The original R code replaces the missing values here, aka cap4_enhancer_no's missing values, with the median for the column. I want to treat this column the same as the other enhancer columns, so I replace the 3 missing values with 0. 

Next is calculating the Mahalanobis transformation.  

In [35]:
## first calculate covariance matrix, and SVD on the covariance matrix
cov_extra = extra_evidence.cov().values  ## gives 5 x 5 (pairwise covariances) numpy ndarray

svd_u, svd_diag, svd_vh = np.linalg.svd(cov_extra) 
## u and v are the same 5 x 5 matrix, diag = singular values

## find 1 / sqrt () for each value in d (same as () ^ (-0.5)).

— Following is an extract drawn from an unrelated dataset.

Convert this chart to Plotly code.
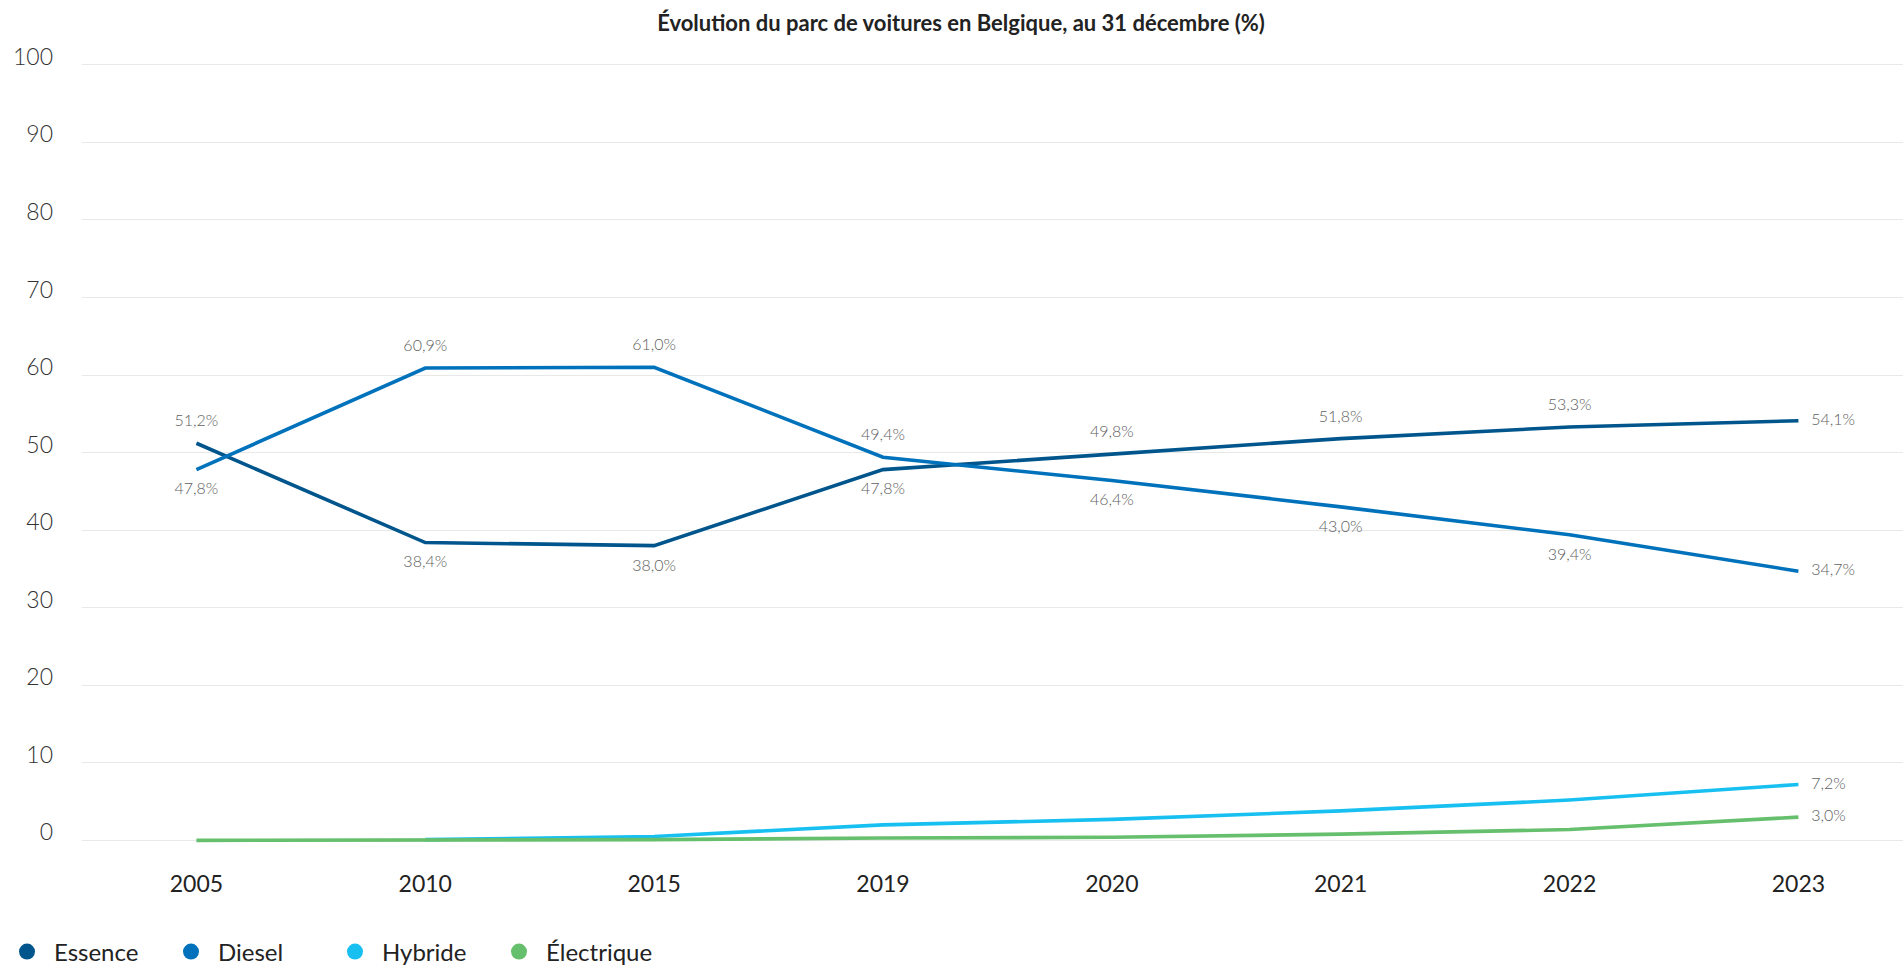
import plotly.graph_objects as go

years = ["2005", "2010", "2015", "2019", "2020", "2021", "2022", "2023"]
essence = [51.2, 38.4, 38.0, 47.8, 49.8, 51.8, 53.3, 54.1]
diesel = [47.8, 60.9, 61.0, 49.4, 46.4, 43.0, 39.4, 34.7]
hybride = [None, 0.1, 0.5, 2.0, 2.7, 3.8, 5.2, 7.2]
electrique = [0.0, 0.0, 0.1, 0.3, 0.4, 0.8, 1.4, 3.0]
y_ticks = [0, 10, 20, 30, 40, 50, 60, 70, 80, 90, 100]

names = ["Essence", "Diesel", "Hybride", "Électrique"]
colors = ["#00568c", "#0072bb", "#17c0f0", "#66bf6c"]

def fmt(v):
    return f"{v:.1f}".replace(".", ",") + "%"

pos_essence = ["top center", "bottom center", "bottom center", "bottom center",
               "top center", "top center", "top center", "middle right"]
pos_diesel = ["bottom center", "top center", "top center", "top center",
              "bottom center", "bottom center", "bottom center", "middle right"]

series = [
    (essence, [fmt(v) for v in essence], pos_essence),
    (diesel, [fmt(v) for v in diesel], pos_diesel),
    (hybride, [""] * (len(hybride) - 1) + [fmt(hybride[-1])], ["middle right"] * len(hybride)),
    (electrique, [""] * (len(electrique) - 1) + [fmt(electrique[-1])], ["middle right"] * len(electrique)),
]

fig = go.Figure()
label_font = dict(family="Lato", size=16, color="#606060", weight=300)

for (vals, texts, poss), name, col in zip(series, names, colors):
    fig.add_trace(go.Scatter(
        x=years, y=vals, mode="lines+markers+text", name=name,
        line=dict(color=col, width=3.6),
        marker=dict(size=19, color=col, opacity=0),
        text=texts, textposition=poss, textfont=label_font,
        showlegend=False, cliponaxis=False,
        hovertemplate="%{x}: %{y:.1f}%<extra>" + name + "</extra>",
    ))

for name, col in zip(names, colors):
    fig.add_trace(go.Scatter(
        x=[None], y=[None], mode="markers", name=name,
        marker=dict(size=20, color=col, symbol="circle"),
        showlegend=True,
    ))

fig.update_layout(
    width=1903, height=966,
    margin=dict(l=82, r=0, t=57, b=114),
    paper_bgcolor="white", plot_bgcolor="white",
    separators=", ",
    title=dict(
        text="Évolution du parc de voitures en Belgique, au 31 décembre (%)",
        x=0.505, xref="container", xanchor="center",
        y=1 - 23 / 966, yref="container", yanchor="middle",
        font=dict(family="Lato", size=22, color="#222222", weight="bold"),
    ),
    xaxis=dict(
        type="category", range=[-0.5, 7.457],
        showgrid=False, showline=False, zeroline=False, ticks="",
        tickfont=dict(family="Lato", size=23, color="#222222"),
        ticklabelstandoff=16,
    ),
    yaxis=dict(
        range=[-1.5, 101], tickvals=y_ticks, ticktext=[str(t) for t in y_ticks],
        showgrid=True, gridcolor="#e8e8e8", gridwidth=1,
        zeroline=False, showline=False, ticks="",
        tickfont=dict(family="Lato", size=23, color="#333333", weight=300),
        ticklabelstandoff=28, ticklabelshift=-8,
    ),
    legend=dict(
        orientation="h", xref="container", yref="container",
        x=0.0, xanchor="left", y=1 - 952 / 966, yanchor="middle",
        font=dict(family="Lato", size=24, color="#222222"),
        itemwidth=44,
        entrywidthmode="pixels", entrywidth=105,
        itemclick=False, itemdoubleclick=False,
    ),
    showlegend=True,
)

fig.write_html(
    "out.html",
    config={"displayModeBar": False},
    post_script="document.body.style.margin='0';document.body.style.overflow='hidden';",
)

Then make these values 
##      into a diagonal matrix = new_s_diag (values only on diagonal, 0 otherwise). 
new_s_diag = np.diag(v = svd_diag**(-0.5))
## make new set of transformations: U * new_s_diag * V(transpose). 
##      Looks like "making a new covariance matrix for a new set of variables". 
svd_newtrans = svd_u @ new_s_diag @ svd_vh
## @ is matrix multiplication, on 5 x 5 matrices

The Mahalanobis transformation is done on mean-centered values.  

In [36]:
## get mean-centered values 
extra_evidence = extra_evidence.apply(lambda x: x - x.mean(), axis = 0)  ## applies to each column

## transforming mean-centered values  
extra_evidence = (svd_newtrans @ extra_evidence.T).T
## 5 x 5 matrix * 5 x 1732 matrix = 5 x 1732 matrix.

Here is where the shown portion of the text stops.